2. **Multiple GA4 portfolio scripts** — filters differ (`/tools/` contains vs static **allowlist** vs product path list vs `/branchen`). Unifying into one mega-script would increase regression risk; **shared helper** [`v2/helpers/ga4-data-api.php`](../../v2/helpers/ga4-data-api.php) powers **tools**, **static/site**, **product**, **Branchen**, and **single-path** collectors (`ordio_ga4_bootstrap_analytics`, `ordio_ga4_fetch_pagepath_by_string_filter`, `ordio_ga4_fetch_tools_paths`, `ordio_ga4_fetch_branchen_paths`, `ordio_ga4_merge_path_row_into`).
3. **Pillars not in `marketing-pages-registry.json`** — no `collect-page-keywords-sistrix --page=`; use **pillar-specific** SISTRIX scripts + **single-path GA4** instead of bloating static GA4 JSON with all `/insights/*` URLs.
4. **Blog** — dozens of specialized collectors; **boundary:** do not fold blog into marketing orchestrators in v1 (maintenance vs payoff).
5. **Portfolio GSC → per-page `performance-gsc.json`** — `split-static-gsc-to-registry-pages.php` (surface `static`), `split-product-gsc-to-registry-pages.php` (`product`), `split-branchen-gsc-to-registry-pages.php` (**`industry` only**).

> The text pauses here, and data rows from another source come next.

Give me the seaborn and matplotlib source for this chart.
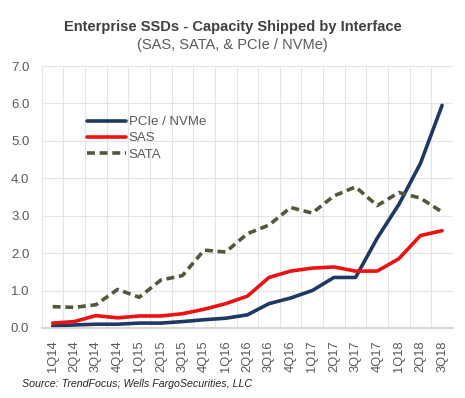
import pandas as pd
import numpy as np
import seaborn as sns
import matplotlib.pyplot as plt

quarters = ['1Q14','2Q14','3Q14','4Q14','1Q15','2Q15','3Q15','4Q15','1Q16','2Q16',
            '3Q16','4Q16','1Q17','2Q17','3Q17','4Q17','1Q18','2Q18','3Q18']
pcie = [0.05,0.08,0.10,0.10,0.13,0.13,0.17,0.22,0.26,0.35,
        0.65,0.80,1.00,1.35,1.35,2.40,3.30,4.40,5.95]
sas = [0.13,0.17,0.33,0.27,0.32,0.32,0.38,0.50,0.65,0.85,
       1.35,1.52,1.60,1.63,1.52,1.52,1.85,2.47,2.60]
sata = [0.57,0.55,0.62,1.03,0.82,1.28,1.40,2.08,2.03,2.52,
        2.75,3.22,3.07,3.53,3.77,3.27,3.62,3.47,3.10]
series_names = ['PCIe / NVMe','SAS','SATA']

df = pd.DataFrame({'quarter': quarters*3,
                   'value': pcie+sas+sata,
                   'series': np.repeat(series_names, len(quarters))})

sns.set_theme(style='white')
plt.rcParams['font.family'] = ['Liberation Sans', 'DejaVu Sans']

fig = plt.figure(figsize=(4.65, 3.98), dpi=100)
ax = fig.add_axes([0.09, 0.176, 0.884, 0.658])

palette = {'PCIe / NVMe':'#1f3864','SAS':'#ee1111','SATA':'#4f5a3a'}
dashes = {'PCIe / NVMe':'','SAS':'','SATA':(2.2,1.3)}
sns.lineplot(data=df, x='quarter', y='value', hue='series', style='series',
             palette=palette, dashes=dashes, sort=False, linewidth=2.6, ax=ax)

ax.set_xlim(-0.5, len(quarters)-0.5)
ax.set_ylim(0, 7)
ax.set_yticks(np.arange(0, 7.1, 1.0))
ax.set_yticklabels(['%.1f' % v for v in np.arange(0, 7.1, 1.0)])
ax.set_xticks(range(len(quarters)))
ax.set_xticklabels(quarters, rotation=90)
ax.set_xticks(np.arange(-0.5, len(quarters), 1.0), minor=True)
ax.grid(axis='y', which='major', color='#e4e4e4', lw=0.8)
ax.grid(axis='x', which='minor', color='#e4e4e4', lw=0.8)
ax.tick_params(axis='both', which='both', length=0, labelcolor='#595959')
ax.tick_params(axis='y', labelsize=9.5, pad=9)
ax.tick_params(axis='x', labelsize=9.3, pad=9)
ax.set_xlabel('')
ax.set_ylabel('')
for s in ['top','right','left']:
    ax.spines[s].set_visible(False)
ax.spines['bottom'].set_color('#d0d0d0')
ax.spines['bottom'].set_linewidth(1.2)

leg = ax.legend(loc='upper left', bbox_to_anchor=(0.08, 0.855), frameon=False,
                fontsize=9.5, handlelength=3.0, handletextpad=0.2, labelspacing=0.3)
for t in leg.get_texts():
    t.set_color('#595959')

fig.text(0.5, 0.932, 'Enterprise SSDs - Capacity Shipped by Interface', ha='center',
         va='center', fontsize=10.5, fontweight='bold', color='#404040')
fig.text(0.5, 0.886, '(SAS, SATA, & PCIe / NVMe)', ha='center', va='center',
         fontsize=10.5, color='#595959')
fig.text(0.047, 0.036, 'Source: TrendFocus; Wells FargoSecurities, LLC', ha='left',
         va='center', fontsize=7.7, style='italic', color='#262626')

fig.savefig('out.png', dpi=100)
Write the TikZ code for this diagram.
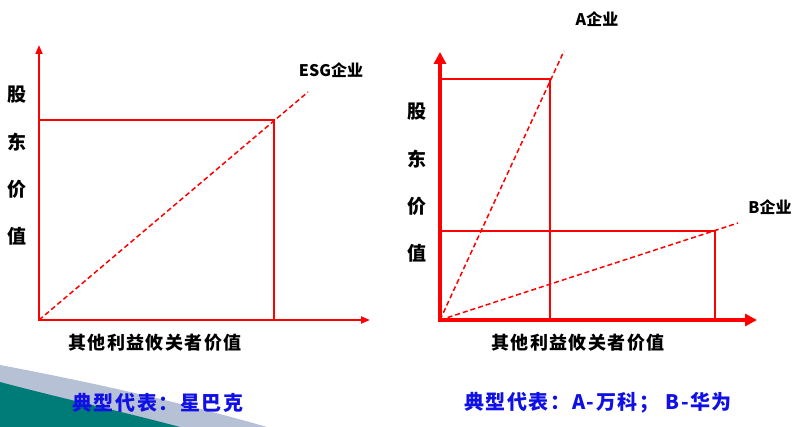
\documentclass[tikz,border=0pt]{standalone}
\usepackage{fontspec}
\setmainfont{Noto Sans CJK SC}
\usetikzlibrary{arrows.meta}
\definecolor{repblue}{RGB}{15,15,230}
\definecolor{bandgrey}{RGB}{183,193,214}
\definecolor{teal}{RGB}{0,124,120}
\tikzset{
    axis/.style={red,line width=2pt,{Triangle[length=9pt,width=7pt]}-{Triangle[length=9pt,width=7pt]}},
    thickaxis/.style={red,line width=4pt,{Triangle[length=12pt,width=12pt]}-{Triangle[length=12pt,width=12pt]}},
    guide/.style={red,line width=1.5pt},
    trend/.style={red,line width=1.5pt,dash pattern=on 5pt off 3pt},
    firm/.style={font=\bfseries\fontsize{16}{16}\selectfont},
    ylabel/.style={font=\bfseries\fontsize{19}{19}\selectfont},
    axlabel/.style={font=\bfseries\fontsize{18}{18}\selectfont\addfontfeature{LetterSpace=8}},
    rep/.style={text=repblue,font=\bfseries\fontsize{20}{20}\selectfont\addfontfeature{LetterSpace=8}}
}
\begin{document}
\begin{tikzpicture}[x=1pt,y=-1pt]
        \useasboundingbox (0,0) rectangle (800,427);
        %% background corner
        \fill[bandgrey] (0,365) .. controls (90,382) and (180,402) .. (267,427) -- (0,427) -- cycle;
        \fill[teal] (0,382) .. controls (60,398) and (120,411) .. (180,427) -- (0,427) -- cycle;
        %% left chart
        \coordinate (O1) at (39,320);
        \coordinate (Y1) at (39,45);
        \coordinate (X1) at (370,320);
        \coordinate (P1) at (274,120);
        \coordinate (E1) at (308,92);
        \draw[guide] (P1 -| O1) -| (P1 |- O1);
        \draw[trend] (O1) -- (E1);
        \draw[axis] (Y1) |- (X1);
        \node[firm] (esg) at (331,70) {ESG企业};
        \foreach \c [count=\i] in {股,东,价,值}
            \node[ylabel] (yl\i) at (17,95+47*\i-47) {\c};
        \node[axlabel] (xl1) at (155,343) {其他利益攸关者价值};
        \node[rep] (rep1) at (158,403) {典型代表：星巴克};
        %% right chart
        \coordinate (O2) at (440,320);
        \coordinate (Y2) at (440,52);
        \coordinate (X2) at (757,320);
        \coordinate (PA) at (550,79);
        \coordinate (EA) at (564,51);
        \coordinate (PB) at (715,231);
        \coordinate (EB) at (738,223);
        \draw[guide] (PA -| O2) -| (PA |- O2);
        \draw[guide] (PB -| O2) -| (PB |- O2);
        \draw[trend] (O2) -- (EA);
        \draw[trend] (O2) -- (EB);
        \draw[thickaxis] (Y2) |- (X2);
        \node[firm] (firmA) at (597,19) {A企业};
        \node[firm] (firmB) at (770,207) {B企业};
        \foreach \c [count=\i] in {股,东,价,值}
            \node[ylabel] (yr\i) at (417,112+47*\i-47) {\c};
        \node[axlabel] (xl2) at (578,343) {其他利益攸关者价值};
        \node[rep] (rep2) at (598,403) {典型代表：A-万科； B-华为};
    \end{tikzpicture}
\end{document}
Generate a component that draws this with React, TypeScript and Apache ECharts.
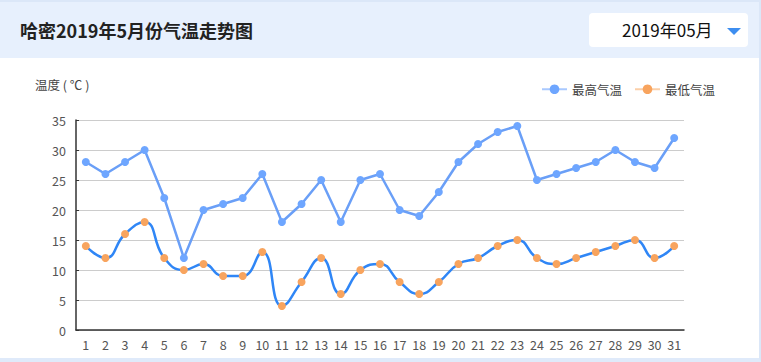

Run after the matching portfolio collector refresh; order between the three splitters does not matter once each filters by surface.

---

## VIP / credits

SISTRIX credit discipline: [`VIP_MARKETING_SEO_DATA_TIERS.md`](pages/marketing-pages/VIP_MARKETING_SEO_DATA_TIERS.md). Log: `v2/data/blog/sistrix-credits-log.json`.